In the end it was Isaac Astudillo, a graphic reporter of Alerta – a newspaper located on Prado and Teniente Rey, on one of the wings of the building of the Diario de la Marina – who pulled it off.
Like Beruvides, he found out about the photos and went looking for Chaviano with a juicier proposal: 50 pesos for the negatives and the promise to give him credit for the photos he would publish.
Astudillo printed the images and handed them over to his director, Ramón Vasconcelos, and to the news chief Raúl Quintana, who, after long deliberations, decided to publish them the following day on the front page. Vasconcelos also allowed for this invaluable graphic testimony to be reproduced by Hoy and the magazines Bohemia and Carteles. At the same time, several international news agencies were responsible for spreading them throughout the world. It was a major scandal.

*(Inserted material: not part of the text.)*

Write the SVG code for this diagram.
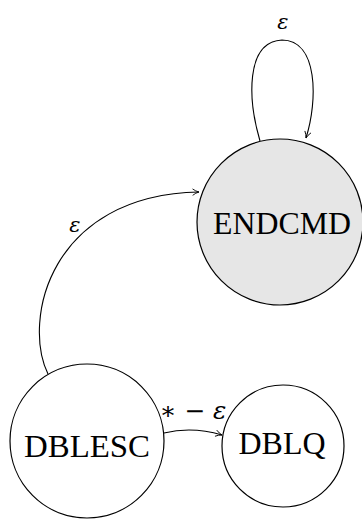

Of course, not only Beruvides and Astudillo were after the images. Two U.S. Embassy officials, acting as gumshoes, unsuccessfully tried to locate the photographer to offer him 2,000 dollars to destroy the terrible proof.
Several legends have been woven for years about the matter of the photos, more proper of lunatics. Some say that Astudillo, with 11 prizes in the Juan Gualberto Gómez contest that the then Association of Reported organized, tried to make Vasconcelos and Quintana believe that he also had taken photos of the Marines and that when mixing them with Chaviano’s they could have been confused.
Meanwhile, the more slanderous spread in Old Havana the rumor that Chaviano had given the Marines some money for them to climb the monument. The only thing that is certain in all this is that the banquet photographer, a humble and not very bright man, went to Alerta when the photos were already in the hand of all the people and he was given 100 pesos.
The subsequent events are more or less known: Fidel Castro, Alfredo Guevara, Baudilio Bilito Castellanos and several members of the Federation of University Students, together with many Cubans, gathered on Saturday the 12th in the Plaza de Armas, in front of the U.S. Embassy, and carried out an angry protest that was brutally repressed by the police.
Robert Butler, the U.S. ambassador in Havana, placed before the statue of Martí a floral wreath – secretly bought by the brother of Cuban Foreign Minister Carlos Hevia – and gave a speech of apology which few heard. And on Sunday the 13th, a Navy war council only sentenced Richard Choinsgy to 15 days in jail in the cells of the Rodman, a ship that fled from the island that same day with the rest of the fleet.
The sorry behavior of the U.S. Marines on March 11, 1949 was one of the saddest episodes of a Republican structure replenished of barrels of cheap rum, raving show-offs, wardrobe thieves and thugs disguised as detectives.
Historian Sergio Aguirre, the author of the work Ecos de camino, wrote in the edition of Hoy of the 16th: “Nothing has happened here. Members of the armed forces of the neighboring nation can urinate Martí’s head not fearing of the Cuban government taking the hint. Like that, as it sounds. What happened to Martí I suppose has been resolved with water, soap and a sponge, and with the floral wreath of Mr. Butler, designed to conceal, before the passersby of the Parque Central, certain smells that the statue perhaps exhales.
However, Chaviano’s photos remain as proof of the infamy.